Moving on to inventive step, the Court dismissed the arguments developed in the complaint, using a two-tier line of argument: first, that Spanish case law does not require “plausibility” as a precondition for inventive step; and second, that in any event, after the publication of G 0002/21, the complainant did not adjust its inventive step attack to the new test introduced by the EBA (i.e., that the complainant continued to base its arguments on the “ab initio plausibility” doctrine), which the Court found to be the relevant test if any “plausibility” test needed to be applied.

Finally, in relation to sufficiency, the Court noted that, unlike in the typical cases dealing with the “plausibility” of second medical use patents, strictly speaking, claims 7-29 of EP ‘415 are not “second” medical use claims because apixaban was not known at the priority date. It added that, in any event, the information contained in the application as filed, together with the common general knowledge, made it plausible that apixaban would be suitable for the medical uses claimed.

As mentioned at the outset, on 24 April 2025, the Supreme Court dismissed the appeal in cassation filed by the complainant against this judgment. The decision has arrived just 9 months after the second instance decision, which is unprecedented in Spanish patent litigation (an appeal in cassation normally takes 3-5 years). Beginning with novelty, the Court has declared the ground for appeal inadmissible because the complainant had only challenged one of the three legal grounds used by the second instance decision to reject the novelty attack. Therefore, even if the ground for appeal were to be upheld, the conclusions rejecting the novelty attack would need to be confirmed in any event.

Moving on to inventive step, the Court has found that, although “plausibility” is not a ground for patentability, it is inherent to the analysis of inventive step that the technical effect sought derives from the technical teaching. In particular, the Court has decided to follow the test introduced by G 0002/21 noting that “although we are not bound by the Decisions of the EBA […] we follow its opinion in view of its authority in the field and the conviction of its reasoning.” After analysing the two answers provided by G 0002/21, the Court has come to the conclusion that G 0002/21 is better aligned with the “ab initio implausibility” doctrine than with the “ab initio plausibility” doctrine.

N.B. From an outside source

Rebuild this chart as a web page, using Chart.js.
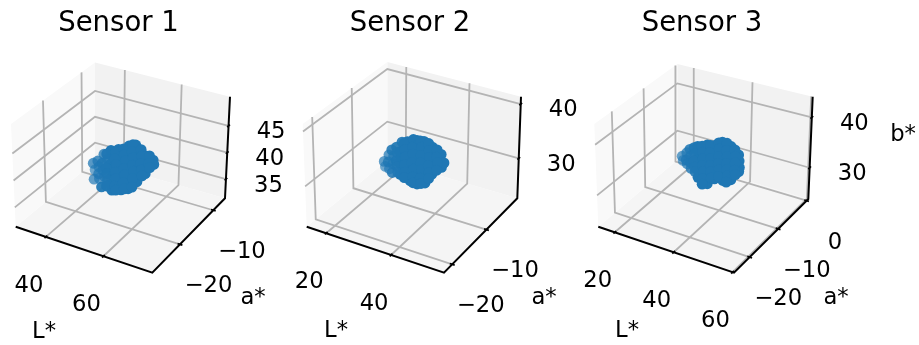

After making this general introduction, the Court has gone on to examine whether, on the specific facts of the case, the two conditions laid down in the operative part of G 0002/21 were fulfilled. Following a line of reasoning similar to the one followed by the Hague Court of Appeal in its Decision of 15 August 2023 (apixaban), the Court has come to the conclusion that the claims of EP ‘415 pass the test introduced by G 0002/21.

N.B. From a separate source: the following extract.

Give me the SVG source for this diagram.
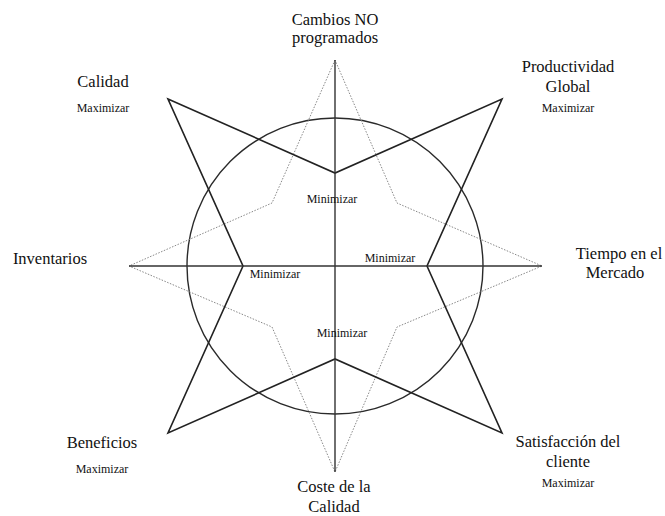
<svg xmlns="http://www.w3.org/2000/svg" width="665" height="516" viewBox="0 0 665 516">
  <style>
    .axis { stroke: #333; stroke-width: 1.4; fill: none; }
    .ring { stroke: #2a2a2a; stroke-width: 1.4; fill: none; }
    .star { stroke: #222; stroke-width: 1.6; fill: none; stroke-linejoin: miter; }
    .dots { stroke: #888; stroke-width: 1; fill: none; stroke-dasharray: 1.5 1.5; }
    .lbl { font-size: 16.5px; fill: #111; text-anchor: middle; }
    .sub { font-size: 12px; fill: #111; text-anchor: middle; }
  </style>

  <g id="connectors">
    <!-- outer circle -->
    <circle class="ring" cx="335" cy="266" r="148"/>
    <!-- four-point dotted star along the axes -->
    <polygon class="dots" points="335,60 272,203 129,266 272,327 335,472 397,327 542,266 397,203"/>
    <!-- four-point solid star along the diagonals -->
    <polygon class="star" points="168,99 335,173 502,99 427,266 502,433 335,359 168,433 243,266"/>
    <!-- axes -->
    <line class="axis" x1="335" y1="60" x2="335" y2="472"/>
    <line class="axis" x1="129" y1="266" x2="542" y2="266"/>
  </g>

  <g font-family="Liberation Serif, DejaVu Serif, Times New Roman, serif">
    <g id="cambios">
      <text class="lbl" x="335" y="25">Cambios NO</text>
      <text class="lbl" x="335" y="43">programados</text>
      <text class="sub" x="332" y="203">Minimizar</text>
    </g>

    <g id="productividad">
      <text class="lbl" x="568" y="72">Productividad</text>
      <text class="lbl" x="568" y="92">Global</text>
      <text class="sub" x="568" y="112">Maximizar</text>
    </g>

    <g id="tiempo">
      <text class="lbl" x="619" y="259">Tiempo en el</text>
      <text class="lbl" x="615" y="278">Mercado</text>
      <text class="sub" x="390" y="262">Minimizar</text>
    </g>

    <g id="satisfaccion">
      <text class="lbl" x="568" y="447">Satisfacción del</text>
      <text class="lbl" x="568" y="467">cliente</text>
      <text class="sub" x="568" y="487">Maximizar</text>
    </g>

    <g id="coste">
      <text class="lbl" x="334" y="492">Coste de la</text>
      <text class="lbl" x="334" y="512">Calidad</text>
      <text class="sub" x="342" y="337">Minimizar</text>
    </g>

    <g id="beneficios">
      <text class="lbl" x="102" y="448">Beneficios</text>
      <text class="sub" x="102" y="473">Maximizar</text>
    </g>

    <g id="inventarios">
      <text class="lbl" x="50" y="264">Inventarios</text>
      <text class="sub" x="275" y="278">Minimizar</text>
    </g>

    <g id="calidad">
      <text class="lbl" x="103" y="87">Calidad</text>
      <text class="sub" x="103" y="112">Maximizar</text>
    </g>
  </g>
</svg>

The Court has added that it has not taken into account the judgment of 4 May 2023 from the English Court of Appeal because it did not follow G 0002/21 but rather the sufficiency test introduced by the English Supreme Court for claims protecting second medical uses in the Warner Lambert judgment.

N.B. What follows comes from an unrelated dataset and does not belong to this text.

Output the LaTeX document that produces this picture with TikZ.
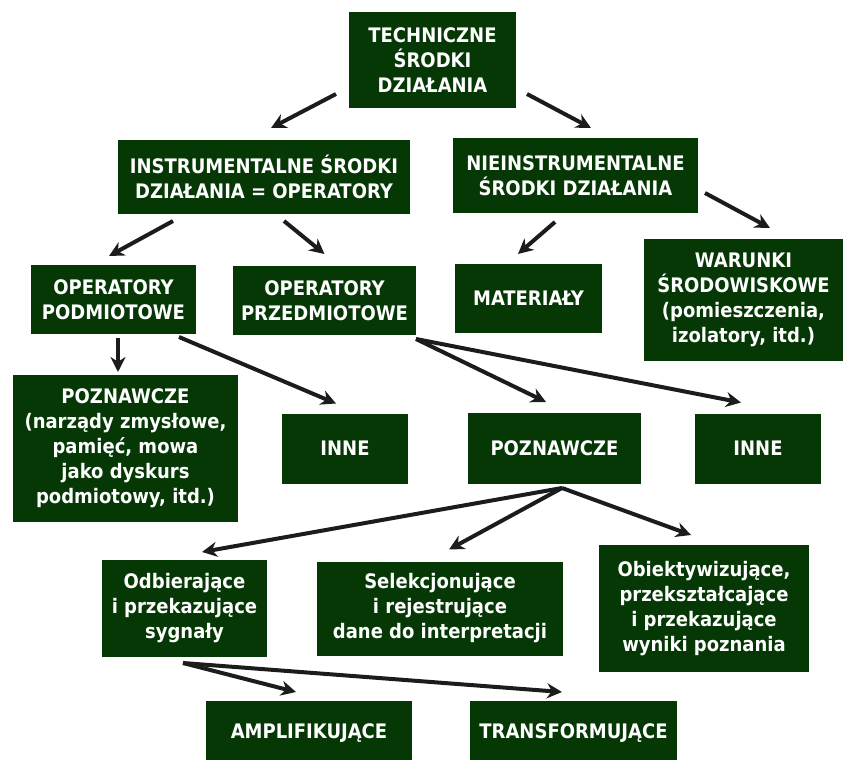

Finally, regarding sufficiency, the Court has noted that paragraph 77 of G 0002/21 in which, in an “obiter dicta”, the EBA, under certain circumstances, appeared to demand a somewhat stricter test when examining sufficiency, applies to second medical use claims only. The Court noted that it was common ground that claims 5-29 were not second medical use claims. Building from here, the Court concluded that paragraph 77 of G 0002/21 was not applicable to the use claims of the patent at hand. The Court added, out of caution, that in any event, at the priority date, it formed part of the common general knowledge that direct factor Xa inhibitors were useful to treat thromboembolic disorders, which would have contributed to the skilled person finding it credible that apixaban could be used to treat the disorders mentioned in those claims.

All in all, this judgment is of utmost importance because, beyond deciding the case at hand, it will enlighten lower-level courts when applying the new test introduced by G 0002/21 in the years to come.